When actor Charlton Heston raised a replica musket over his head at a National Rifle Association convention in 2000 and uttered the iconic challenge, "From my cold, dead hands," it brought the audience to its feet.
Melodramatic, to be sure. But Heston's bumper-sticker remark when he was NRA president resonated because it played to a fear widely shared among the 42% of American households where firearms are kept — that the government wants to take away their guns.
Now some of the Democratic presidential hopefuls are playing right into the NRA's hands by advocating mandatory buybacks of assault-style rifles already in circulation.
Somewhere between confiscating every gun, which is impossible under the Supreme Court's current interpretation of the Second Amendment, and allowing the United States to drown in an ocean of firearms — estimated at 393 million — are commonsense gun laws.
One example is universal background checks.
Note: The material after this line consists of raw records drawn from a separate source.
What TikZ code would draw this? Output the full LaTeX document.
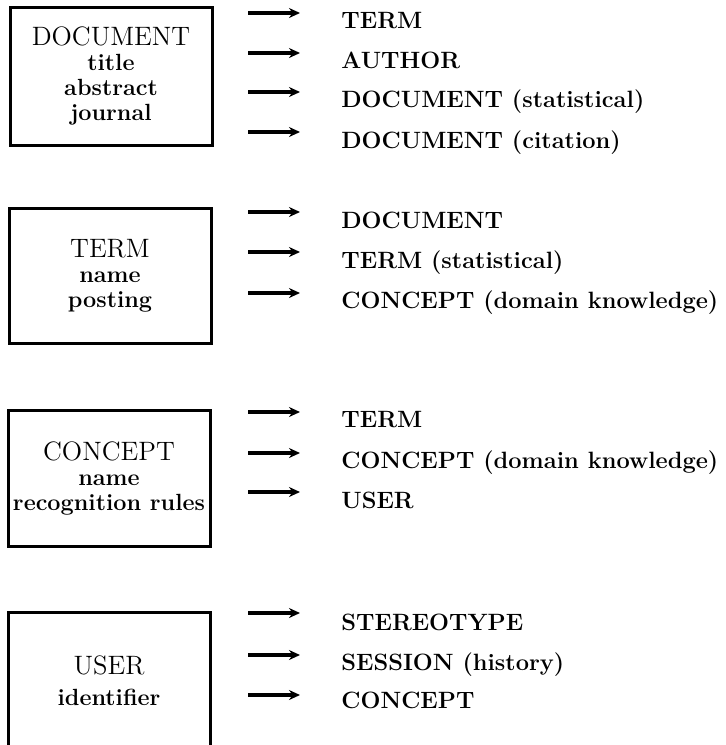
\documentclass[tikz,border=0pt]{standalone}
\usetikzlibrary{arrows.meta}

\newcommand{\headfont}{\fontsize{13.3}{13.5}\selectfont\mdseries}
\newcommand{\subfont}{\fontsize{11.7}{12.5}\selectfont\bfseries}
\newcommand{\targetfont}{\fontsize{11.8}{13}\selectfont\bfseries}

\begin{document}
\begin{tikzpicture}[
    x=0.5pt, y=-0.5pt,
    text=black,
    >={Stealth[length=5.5pt, width=5pt]},
    entity/.style={draw=black, line width=1.5pt, minimum width=101pt, align=center,
                   inner sep=1pt, font=\subfont},
    target/.style={anchor=base west, inner sep=0pt, font=\targetfont},
    arrowline/.style={->, line width=1.8pt}
]

\useasboundingbox (0,0) rectangle (726,745);

% ==================== DOCUMENT ====================
\node[entity, minimum height=69pt] (doc) at (111,76)
    {{\headfont DOCUMENT}\\title\\abstract\\journal};

\node[target] (d1) at (341,28) {TERM};
\node[target] (d2) at (341,68) {AUTHOR};
\node[target] (d3) at (341,107) {DOCUMENT (statistical)};
\node[target] (d4) at (341,148) {DOCUMENT (citation)};

\draw[arrowline] ([xshift=-46.5pt, yshift=7.5pt]d1.base west) -- ([xshift=-20.5pt, yshift=7.5pt]d1.base west);
\draw[arrowline] ([xshift=-46.5pt, yshift=7.5pt]d2.base west) -- ([xshift=-20.5pt, yshift=7.5pt]d2.base west);
\draw[arrowline] ([xshift=-46.5pt, yshift=7.5pt]d3.base west) -- ([xshift=-20.5pt, yshift=7.5pt]d3.base west);
\draw[arrowline] ([xshift=-46.5pt, yshift=8pt]d4.base west) -- ([xshift=-20.5pt, yshift=8pt]d4.base west);

% ==================== TERM ====================
\node[entity, minimum height=67.5pt] (term) at (110,275.5)
    {{\headfont TERM}\\name\\posting};

\node[target] (t1) at (341,228) {DOCUMENT};
\node[target] (t2) at (341,268) {TERM (statistical)};
\node[target] (t3) at (341,308) {CONCEPT (domain knowledge)};

\draw[arrowline] ([xshift=-46.5pt, yshift=8pt]t1.base west) -- ([xshift=-20.5pt, yshift=8pt]t1.base west);
\draw[arrowline] ([xshift=-46.5pt, yshift=8pt]t2.base west) -- ([xshift=-20.5pt, yshift=8pt]t2.base west);
\draw[arrowline] ([xshift=-46.5pt, yshift=7.5pt]t3.base west) -- ([xshift=-20.5pt, yshift=7.5pt]t3.base west);

% ==================== CONCEPT ====================
\node[entity, minimum height=68pt] (concept) at (109,478)
    {{\headfont CONCEPT}\\name\\recognition rules};

\node[target] (c1) at (341,427) {TERM};
\node[target] (c2) at (341,468) {CONCEPT (domain knowledge)};
\node[target] (c3) at (341,508) {USER};

\draw[arrowline] ([xshift=-46.5pt, yshift=7.5pt]c1.base west) -- ([xshift=-20.5pt, yshift=7.5pt]c1.base west);
\draw[arrowline] ([xshift=-46.5pt, yshift=7.5pt]c2.base west) -- ([xshift=-20.5pt, yshift=7.5pt]c2.base west);
\draw[arrowline] ([xshift=-46.5pt, yshift=8pt]c3.base west) -- ([xshift=-20.5pt, yshift=8pt]c3.base west);

% ==================== USER ====================
\node[entity, minimum height=69pt] (user) at (109,681)
    {{\headfont USER}\\[3pt]identifier};

\node[target] (u1) at (341,630) {STEREOTYPE};
\node[target] (u2) at (341,670) {SESSION (history)};
\node[target] (u3) at (341,708) {CONCEPT};

\draw[arrowline] ([xshift=-46.5pt, yshift=8.5pt]u1.base west) -- ([xshift=-20.5pt, yshift=8.5pt]u1.base west);
\draw[arrowline] ([xshift=-46.5pt, yshift=7.5pt]u2.base west) -- ([xshift=-20.5pt, yshift=7.5pt]u2.base west);
\draw[arrowline] ([xshift=-46.5pt, yshift=6.5pt]u3.base west) -- ([xshift=-20.5pt, yshift=6.5pt]u3.base west);

\end{tikzpicture}
\end{document}
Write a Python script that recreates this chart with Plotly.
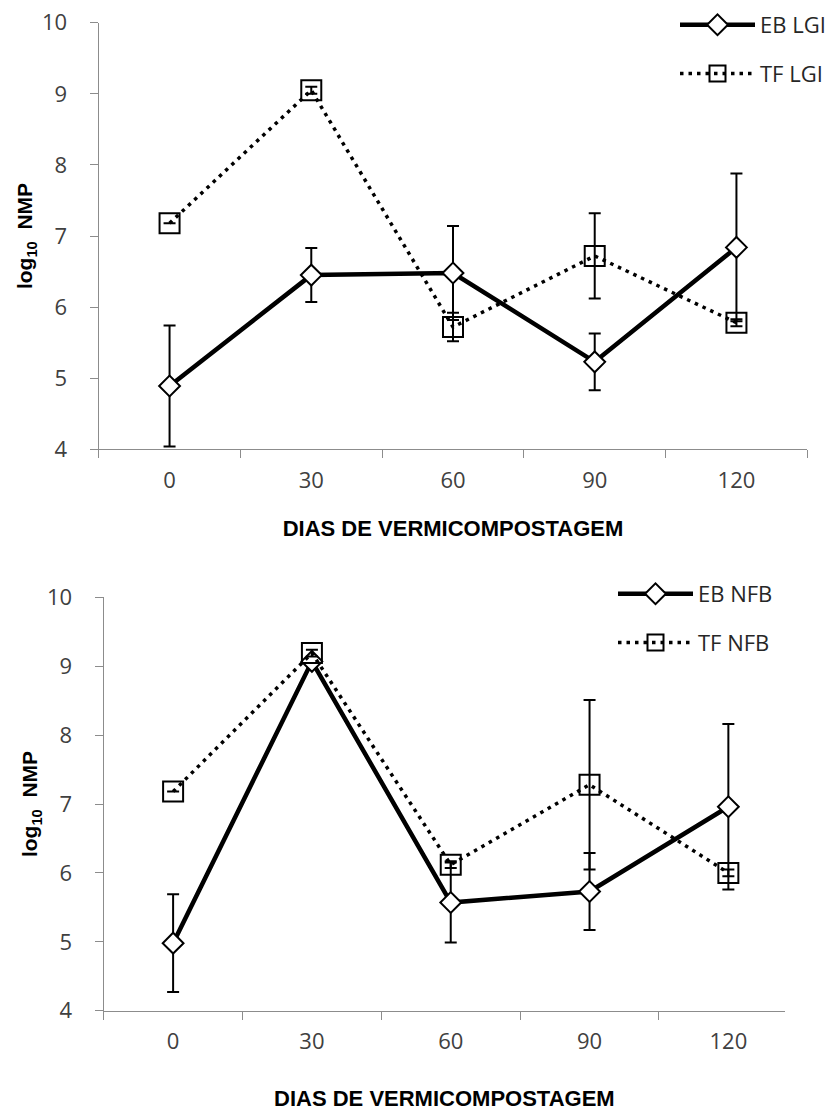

Another is banning high-capacity magazines. And a third is a ban on semi-automatic assault-style rifles efficient for mass killing and inspiring for young men bent on carnage, such as those who opened fire in El Paso, Texas, and Dayton, Ohio, in recent weeks. Seventy percent of Americans, including a majority of Republicans, now favor such a ban.
The problem that comes with banning these weapons is what to do about the millions of them already legally owned in the United States.
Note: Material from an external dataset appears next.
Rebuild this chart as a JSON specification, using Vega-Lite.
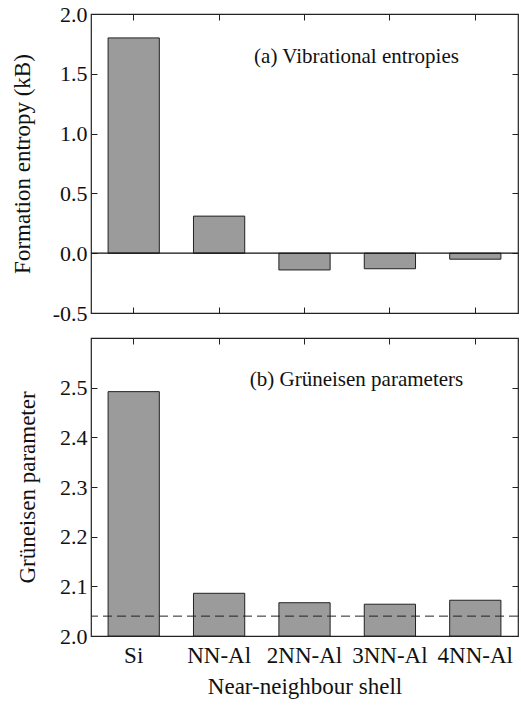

Counterproductive gun proposal
This is where gun-control advocates such as Democratic presidential candidate and former Rep. Beto O'Rourke of Texas — who is calling for a mandatory government buyback of outlawed assault-style rifles — cross the line between sensible and inflammatory. Three other Democratic candidates — Sens. Cory Booker of New Jersey and Kirsten Gillibrand of New York, and New York Mayor Bill de Blasio — have signaled support for this counterproductive idea.
In the real world, a federal ban on these military-style rifles would be a tough enough pill for Congress to swallow, given what would almost certainly be feverish opposition by the NRA, gun-makers and many gun owners.
But the legislation would absolutely be doomed if it included a mandatory buyback provision, making millions of law-abiding firearm owners criminals for not selling their rifles back to the federal government. Anything smacking of confiscation would breathe life and energy into the not-from-my-cold-dead-hands crowd, endangering law enforcement and likely putting a full stop to any further gun safety measures.
Improve 1994 assault weapons law
A better proposal would mirror the assault weapons ban of 1994, which outlawed the manufacture, sale and possession of these military-style rifles from the date of the bill's enactment. Assault-style rifles legally owned before enactment were grandfathered. That law lapsed a decade later, and researchers said that was too soon to judge effectiveness, although some evidence suggests it reduced mass killings.
Absent a mandatory buyback, it's true that a ban would allow millions of existing assault-style rifles to remain in circulation. But there has been a familiar pattern in many recent mass killings where someone bent on murder purchases a new assault-style rifle from a licensed dealer and then proceeds to kill.
A new assault-weapons ban — with fewer loopholes than the previous one but without a mandatory buyback provision — would end that path-of-least-resistance opportunity and have the best chance of becoming law.